I am using Linux and there is a custom function of which returns an ASCII int
of current key sort of like getch()
. When trying to get used to it and how to store the password I came into an issue, my code is as follows:
int main() {
int c;
char pass[20] = "";
printf("Enter password: ");
while(c != (int)'\n') {
c = mygetch();
strcat(pass, (char)c);
printf("*");
}
printf("\nPass: %s\n", pass);
return 0;
}
Unfortunately I get the warning from GCC:
pass.c:26: warning: passing argument 2 of ‘strcat’ makes pointer from integer without a cast
/usr/include/string.h:136: note: expected ‘const char * __restrict__’ but argument is of type ‘char’
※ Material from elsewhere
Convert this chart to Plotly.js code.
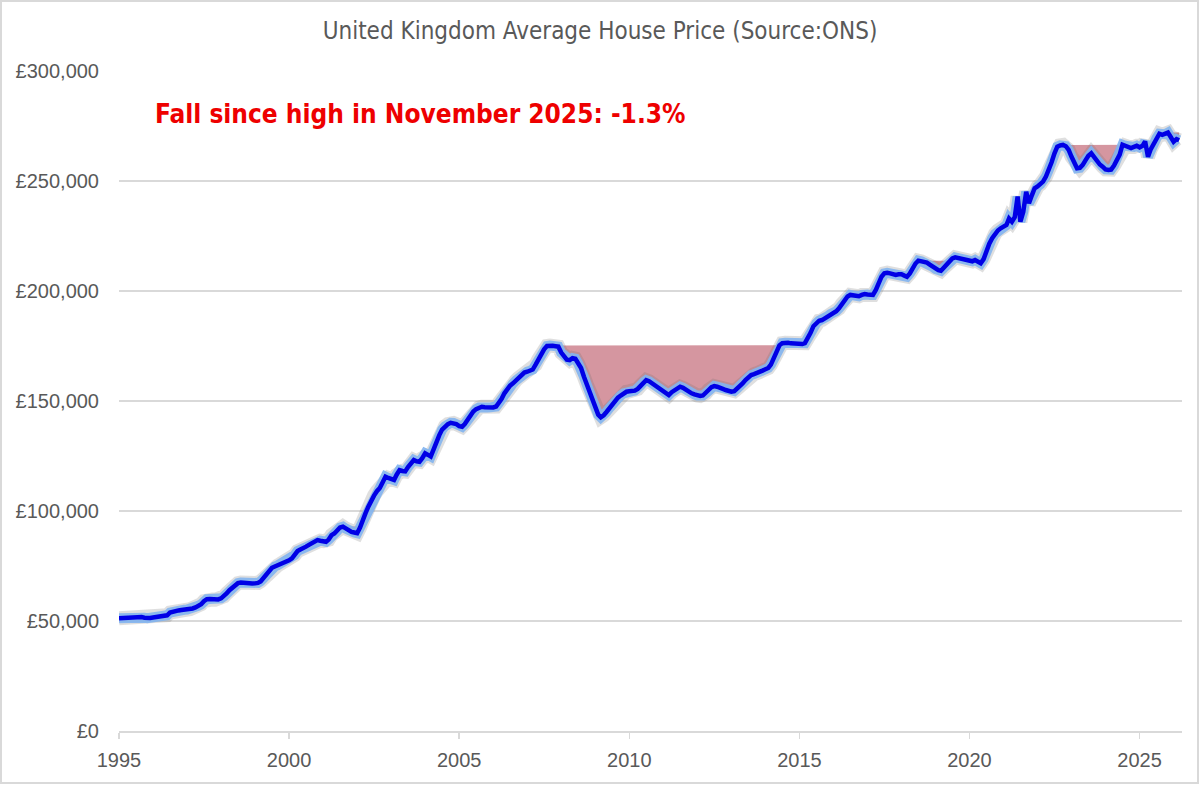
<!DOCTYPE html>
<html>
<head>
<meta charset="utf-8">
<script src="https://cdn.plot.ly/plotly-3.0.1.min.js"></script>
<style>
  html, body { margin: 0; padding: 0; background: #ffffff; }
  #wrap { position: relative; width: 1200px; height: 785px; }
  #chart { width: 1200px; height: 785px; }
  #frame { position: absolute; left: 0; top: 0; width: 1199px; height: 784px; box-sizing: border-box;
           border: 2px solid #d9d9d9; pointer-events: none; }
</style>
</head>
<body>
<div id="wrap"><div id="chart"></div><div id="frame"></div></div>
<script>
// Monthly UK average house price (GBP)
const startYear = 1995;
const p1995 = [51200, 51300, 51500, 51700, 51900, 52000, 52100, 52000, 51800, 51500, 51300, 51400];
const p1996 = [51600, 51800, 52000, 52200, 52400, 52600, 53800, 54300, 54600, 54800, 55000, 55100];
const p1997 = [55200, 55400, 55700, 56200, 56900, 57600, 59000, 59900, 60000, 59800, 59700, 59800];
const p1998 = [60300, 61200, 62500, 64000, 65200, 66300, 67200, 67500, 67300, 67000, 66900, 67000];
const p1999 = [67100, 67300, 68000, 69500, 71500, 73200, 74200, 74800, 75300, 76000, 76600, 77000];
const p2000 = [77600, 78500, 80000, 81800, 82500, 83000, 83800, 84600, 85300, 86200, 86800, 86500];
const p2001 = [86300, 86000, 87000, 89000, 89800, 91000, 92500, 92900, 92000, 91000, 90500, 90200];
const p2002 = [89900, 92500, 96000, 99000, 102000, 105000, 107000, 109000, 110500, 113000, 115600, 115000];
const p2003 = [114500, 114100, 116500, 118600, 118200, 118000, 120000, 122000, 123200, 122600, 122400, 124000];
const p2004 = [126200, 125500, 124800, 128000, 131500, 134500, 137000, 138500, 139500, 140100, 140000, 139500];
const p2005 = [138600, 138300, 139500, 141500, 143500, 145200, 146300, 147000, 147400, 147200, 147000, 147100];
const p2006 = [147100, 147500, 149000, 151000, 153500, 155800, 157000, 158000, 159300, 160500, 161300, 162900];
const p2007 = [163300, 163800, 164300, 166500, 169000, 171500, 173500, 175000, 175200, 175100, 174900, 174700];
const p2008 = [172000, 170500, 168800, 168600, 169500, 169200, 167000, 165000, 161000, 157500, 153500, 150500];
const p2009 = [146500, 143800, 142600, 143500, 145000, 146800, 148500, 150000, 151500, 152500, 153500, 154200];
const p2010 = [154400, 154500, 154700, 155500, 157000, 158500, 159500, 159000, 158000, 157000, 156300, 155500];
const p2011 = [154000, 153200, 152700, 154000, 155000, 155800, 156500, 156000, 155000, 154200, 153500, 153000];
const p2012 = [152500, 152300, 152500, 153500, 155000, 156300, 156800, 156500, 156200, 155500, 155000, 154600];
const p2013 = [154200, 154500, 155500, 157000, 158000, 159500, 161000, 161800, 162200, 162600, 163000, 163800];
const p2014 = [164400, 165000, 166500, 169400, 172500, 175300, 176300, 176500, 176500, 176200, 176000, 175800];
const p2015 = [175600, 175900, 176300, 178500, 181000, 184000, 185300, 186500, 186800, 187500, 188500, 189500];
const p2016 = [189900, 190800, 192100, 194000, 196000, 197500, 198200, 198000, 197400, 197600, 198200, 198600];
const p2017 = [198400, 198200, 198200, 200500, 203500, 206500, 208000, 208300, 208000, 207500, 207300, 207600];
const p2018 = [207600, 207000, 206500, 208000, 210500, 212500, 213800, 213500, 213000, 212900, 212000, 211000];
const p2019 = [210000, 209500, 209200, 210500, 212000, 213500, 214800, 215300, 215000, 214500, 214000, 213900];
const p2020 = [213800, 213500, 214100, 213500, 212600, 214500, 218600, 221500, 224000, 226000, 227500, 228500];
const p2021 = [229000, 230000, 233000, 231500, 233500, 242900, 231500, 236000, 245100, 239900, 243500, 246700];
const p2022 = [247500, 248500, 249700, 252000, 255000, 258500, 262500, 265600, 266200, 266400, 265800, 264100];
const p2023 = [261000, 258000, 255800, 256000, 257300, 259500, 261500, 262600, 261000, 258800, 257500, 256500];
const p2024 = [255300, 255000, 255200, 257000, 259500, 262000, 266500, 266000, 265500, 265000, 265500, 266000];
const p2025 = [265300, 266000, 268000, 261000, 264500, 267100, 269500, 271500, 271000, 271300, 272000, 270000];
const p2026 = [267800, 269000, 268500];

const xTickYears = ['1995', '2000', '2005', '2010', '2015', '2020', '2025'];
const yTicks = [0, 50000, 100000, 150000, 200000, 250000, 300000];
const yTickLabels = ['£0', '£50,000', '£100,000', '£150,000', '£200,000', '£250,000', '£300,000'];
const titleText = 'United Kingdom Average House Price (Source:ONS)';
const noteText = 'Fall since high in November 2025: -1.3%';

const prices = [].concat(p1995, p1996, p1997, p1998, p1999, p2000, p2001, p2002, p2003, p2004,
  p2005, p2006, p2007, p2008, p2009, p2010, p2011, p2012, p2013, p2014, p2015, p2016, p2017,
  p2018, p2019, p2020, p2021, p2022, p2023, p2024, p2025, p2026);

const dates = prices.map((v, i) => {
  const y = startYear + Math.floor(i / 12);
  const m = (i % 12) + 1;
  return y + '-' + (m < 10 ? '0' + m : m) + '-01';
});

let hi = -Infinity;
const runMax = prices.map(v => (hi = Math.max(hi, v)));

const traces = [
  { x: dates, y: runMax, mode: 'lines', line: { width: 0, color: 'rgba(0,0,0,0)' },
    hoverinfo: 'skip', showlegend: false },
  { x: dates, y: prices, mode: 'lines', fill: 'tonexty', fillcolor: 'rgb(213,150,160)',
    line: { width: 0, color: 'rgba(0,0,0,0)' }, hoverinfo: 'skip', showlegend: false },
  { x: dates, y: prices, mode: 'lines', line: { width: 14, color: 'rgba(110,110,110,0.22)' },
    hoverinfo: 'skip', showlegend: false },
  { x: dates, y: prices, mode: 'lines', line: { width: 10, color: 'rgba(130,180,240,0.9)' },
    hoverinfo: 'skip', showlegend: false },
  { x: dates, y: prices, mode: 'lines', line: { width: 4.5, color: '#0000e6' },
    name: 'Average price', showlegend: false }
];

const tickFont = { family: 'Liberation Sans, Arial, sans-serif', size: 20, color: '#595959' };

const layout = {
  width: 1200, height: 785,
  margin: { l: 119, r: 18, t: 71, b: 54 },
  paper_bgcolor: '#ffffff', plot_bgcolor: '#ffffff',
  showlegend: false,
  title: {
    text: titleText, xref: 'container', x: 0.5, xanchor: 'center',
    yref: 'container', y: 1 - 31 / 785, yanchor: 'middle',
    font: { family: 'Liberation Sans Narrow, DejaVu Sans Condensed, Arial Narrow, sans-serif', size: 24, color: '#595959' }
  },
  xaxis: {
    type: 'date',
    range: ['1995-01-01', '2026-04-01'],
    tickvals: xTickYears.map(y => y + '-01-01'),
    ticktext: xTickYears,
    showgrid: false, zeroline: false,
    showline: true, linecolor: '#d9d9d9', linewidth: 1.5,
    ticks: 'outside', ticklen: 6, tickcolor: '#d9d9d9', tickwidth: 1.5,
    ticklabelstandoff: 4,
    tickfont: tickFont
  },
  yaxis: {
    range: [0, 300000],
    tickvals: yTicks,
    ticktext: yTickLabels,
    showgrid: true, gridcolor: '#d9d9d9', gridwidth: 1.5,
    zeroline: false, showline: false, ticks: '',
    ticklabelstandoff: 19,
    tickfont: tickFont
  },
  annotations: [{
    text: '<b>' + noteText + '</b>',
    xref: 'paper', yref: 'paper', x: (153 - 119) / 1063, y: (731 - 114) / 660,
    xanchor: 'left', yanchor: 'middle', showarrow: false,
    font: { family: 'Liberation Sans Narrow, DejaVu Sans Condensed, Arial Narrow, sans-serif', size: 26, color: '#ee0000' }
  }]
};

Plotly.newPlot('chart', traces, layout, { displayModeBar: false, staticPlot: true });
</script>
</body>
</html>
I tried using pointers instead of a char array for pass, but the second I type a letter it segfaults. The function works on its own but not in the loop, atleast not like getch() would on a Windows system.
What can you see is wrong with my example? I am enjoying learning this.
EDIT: Thanks to the answers I came up with the following silly code:
int c;
int i = 0;
char pass[PASS_SIZE] = "";
printf("Enter password: ");
while(c != LINEFEED && strlen(pass) != (PASS_SIZE - 1)) {
c = mygetch();
if(c == BACKSPACE) {
//ensure cannot backspace past prompt
if(i != 0) {
//simulate backspace by replacing with space
printf("\b \b");
//get rid of last character
pass[i-1] = 0; i--;
}
} else {
//passed a character
pass[i] = (char)c; i++;
printf("*");
}
}
pass[i] = '\0';
printf("\nPass: %s\n", pass);
The problem is that strcat
expects a char *
as its second argument (it concatenates two strings). You don't have two strings, you have one string and one char
.
If you want to add c
to the end of pass
, just keep an int i
that stores the current size of pass
and then do something like
pass[i] = (char) c
.
Make sure to null-terminate pass
when you are done (by setting the last position to 0).